### Given records
◆ ◆ ◆
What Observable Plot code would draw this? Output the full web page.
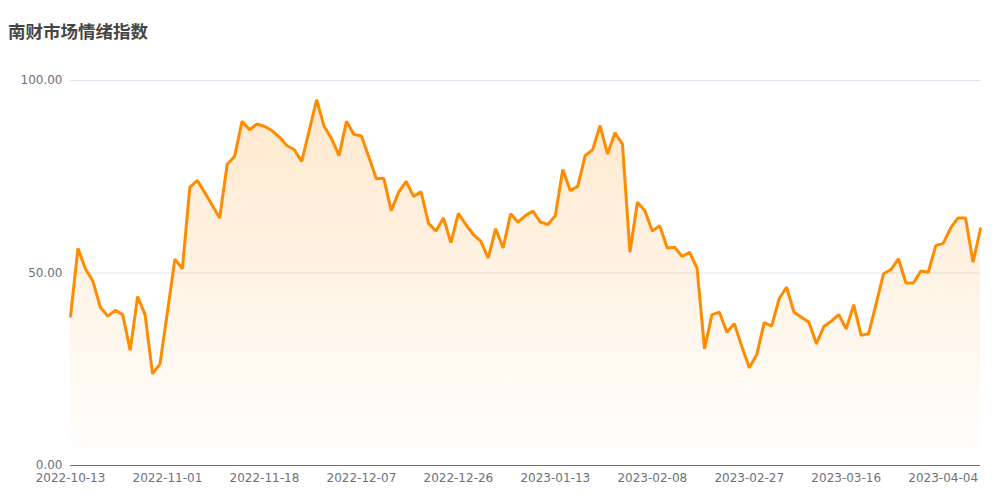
◆ ◆ ◆
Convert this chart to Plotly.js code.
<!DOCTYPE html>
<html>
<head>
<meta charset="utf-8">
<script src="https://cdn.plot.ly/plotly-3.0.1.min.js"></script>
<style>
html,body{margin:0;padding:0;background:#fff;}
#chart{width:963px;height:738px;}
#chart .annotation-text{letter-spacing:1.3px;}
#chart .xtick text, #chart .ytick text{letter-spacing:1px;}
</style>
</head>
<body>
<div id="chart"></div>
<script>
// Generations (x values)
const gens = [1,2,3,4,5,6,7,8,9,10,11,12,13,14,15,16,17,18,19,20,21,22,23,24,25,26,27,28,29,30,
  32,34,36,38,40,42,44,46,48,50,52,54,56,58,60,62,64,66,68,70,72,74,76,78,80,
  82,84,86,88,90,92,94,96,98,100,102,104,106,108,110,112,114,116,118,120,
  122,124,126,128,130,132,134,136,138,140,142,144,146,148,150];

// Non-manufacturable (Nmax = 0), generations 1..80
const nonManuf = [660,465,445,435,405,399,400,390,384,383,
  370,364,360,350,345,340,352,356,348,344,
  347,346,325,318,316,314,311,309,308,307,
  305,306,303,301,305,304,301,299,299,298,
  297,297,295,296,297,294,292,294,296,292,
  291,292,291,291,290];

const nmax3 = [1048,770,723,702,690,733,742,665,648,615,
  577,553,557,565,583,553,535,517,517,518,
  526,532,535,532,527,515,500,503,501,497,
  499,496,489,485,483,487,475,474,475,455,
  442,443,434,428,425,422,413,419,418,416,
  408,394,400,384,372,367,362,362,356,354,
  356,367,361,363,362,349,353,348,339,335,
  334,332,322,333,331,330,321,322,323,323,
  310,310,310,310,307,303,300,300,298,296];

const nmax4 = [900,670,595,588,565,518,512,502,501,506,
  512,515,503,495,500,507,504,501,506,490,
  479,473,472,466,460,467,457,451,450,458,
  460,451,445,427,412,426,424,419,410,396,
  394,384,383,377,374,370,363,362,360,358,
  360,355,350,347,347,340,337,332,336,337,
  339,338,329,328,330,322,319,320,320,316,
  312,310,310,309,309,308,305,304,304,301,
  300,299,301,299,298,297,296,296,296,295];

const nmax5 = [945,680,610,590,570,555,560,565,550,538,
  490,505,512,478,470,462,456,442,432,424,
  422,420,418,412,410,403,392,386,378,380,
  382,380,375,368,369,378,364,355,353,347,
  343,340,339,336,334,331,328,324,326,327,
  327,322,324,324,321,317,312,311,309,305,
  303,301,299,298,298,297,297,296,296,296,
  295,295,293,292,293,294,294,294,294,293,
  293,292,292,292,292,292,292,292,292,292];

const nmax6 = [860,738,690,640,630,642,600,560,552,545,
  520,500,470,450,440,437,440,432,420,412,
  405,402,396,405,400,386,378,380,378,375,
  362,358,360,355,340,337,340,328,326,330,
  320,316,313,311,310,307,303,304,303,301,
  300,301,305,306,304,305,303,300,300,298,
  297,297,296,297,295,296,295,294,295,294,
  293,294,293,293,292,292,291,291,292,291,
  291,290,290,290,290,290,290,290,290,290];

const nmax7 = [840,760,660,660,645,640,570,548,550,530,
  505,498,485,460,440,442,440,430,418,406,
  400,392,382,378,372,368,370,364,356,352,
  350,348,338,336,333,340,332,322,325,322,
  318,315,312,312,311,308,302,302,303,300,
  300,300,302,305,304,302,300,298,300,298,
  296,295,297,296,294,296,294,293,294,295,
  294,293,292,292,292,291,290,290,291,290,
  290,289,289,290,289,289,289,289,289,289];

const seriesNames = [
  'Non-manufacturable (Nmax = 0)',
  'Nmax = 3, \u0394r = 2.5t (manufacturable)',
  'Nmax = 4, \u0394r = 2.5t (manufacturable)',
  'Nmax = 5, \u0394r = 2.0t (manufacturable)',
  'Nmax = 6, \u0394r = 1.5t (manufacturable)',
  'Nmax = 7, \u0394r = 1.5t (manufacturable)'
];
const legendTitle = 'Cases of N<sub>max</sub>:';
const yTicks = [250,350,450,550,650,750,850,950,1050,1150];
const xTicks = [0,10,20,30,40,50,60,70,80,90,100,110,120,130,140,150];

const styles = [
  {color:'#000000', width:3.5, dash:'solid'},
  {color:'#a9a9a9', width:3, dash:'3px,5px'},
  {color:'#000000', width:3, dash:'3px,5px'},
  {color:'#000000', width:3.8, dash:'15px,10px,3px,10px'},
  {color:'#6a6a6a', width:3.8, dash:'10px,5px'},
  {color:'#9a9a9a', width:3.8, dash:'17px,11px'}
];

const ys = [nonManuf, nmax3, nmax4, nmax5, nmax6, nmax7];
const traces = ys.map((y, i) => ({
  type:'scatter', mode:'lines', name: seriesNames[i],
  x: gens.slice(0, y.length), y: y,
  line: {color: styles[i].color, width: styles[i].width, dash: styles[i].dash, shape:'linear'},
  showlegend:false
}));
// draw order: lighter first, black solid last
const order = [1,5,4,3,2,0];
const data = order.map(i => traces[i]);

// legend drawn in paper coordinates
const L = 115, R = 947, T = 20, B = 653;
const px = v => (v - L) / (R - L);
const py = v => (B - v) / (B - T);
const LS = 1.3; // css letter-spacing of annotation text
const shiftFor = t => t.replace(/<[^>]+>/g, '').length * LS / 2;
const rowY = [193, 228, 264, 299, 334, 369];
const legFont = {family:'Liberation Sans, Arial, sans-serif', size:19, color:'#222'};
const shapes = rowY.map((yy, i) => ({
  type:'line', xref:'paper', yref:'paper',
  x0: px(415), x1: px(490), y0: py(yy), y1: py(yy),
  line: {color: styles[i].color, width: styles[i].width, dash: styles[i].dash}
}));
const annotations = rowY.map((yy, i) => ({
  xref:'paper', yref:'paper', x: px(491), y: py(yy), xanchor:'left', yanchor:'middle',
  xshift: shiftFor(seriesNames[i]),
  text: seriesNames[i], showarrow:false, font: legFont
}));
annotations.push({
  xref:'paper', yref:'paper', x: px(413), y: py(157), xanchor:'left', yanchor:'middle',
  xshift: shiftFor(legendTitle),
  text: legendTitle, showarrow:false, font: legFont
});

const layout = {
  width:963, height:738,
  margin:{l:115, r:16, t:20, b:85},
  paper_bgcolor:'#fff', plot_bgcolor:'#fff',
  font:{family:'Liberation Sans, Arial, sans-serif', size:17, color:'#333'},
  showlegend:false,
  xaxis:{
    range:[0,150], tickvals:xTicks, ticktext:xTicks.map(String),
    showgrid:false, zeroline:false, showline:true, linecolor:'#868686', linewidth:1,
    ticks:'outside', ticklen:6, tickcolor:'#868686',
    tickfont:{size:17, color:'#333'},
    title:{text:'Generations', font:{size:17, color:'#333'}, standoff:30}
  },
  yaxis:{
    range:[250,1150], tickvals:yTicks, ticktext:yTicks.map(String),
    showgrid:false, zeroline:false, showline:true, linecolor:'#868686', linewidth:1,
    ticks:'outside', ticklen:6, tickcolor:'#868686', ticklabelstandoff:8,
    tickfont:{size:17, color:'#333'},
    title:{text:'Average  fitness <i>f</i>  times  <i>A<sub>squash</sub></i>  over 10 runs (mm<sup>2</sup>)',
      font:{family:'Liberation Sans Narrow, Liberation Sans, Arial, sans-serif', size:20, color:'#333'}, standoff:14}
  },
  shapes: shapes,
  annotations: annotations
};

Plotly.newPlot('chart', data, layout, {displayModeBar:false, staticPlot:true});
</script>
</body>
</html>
◆ ◆ ◆
### Work to do
Copy out each line of the material that holds the word "this".

### Output
What Observable Plot code would draw this? Output the full web page.
Convert this chart to Plotly.js code.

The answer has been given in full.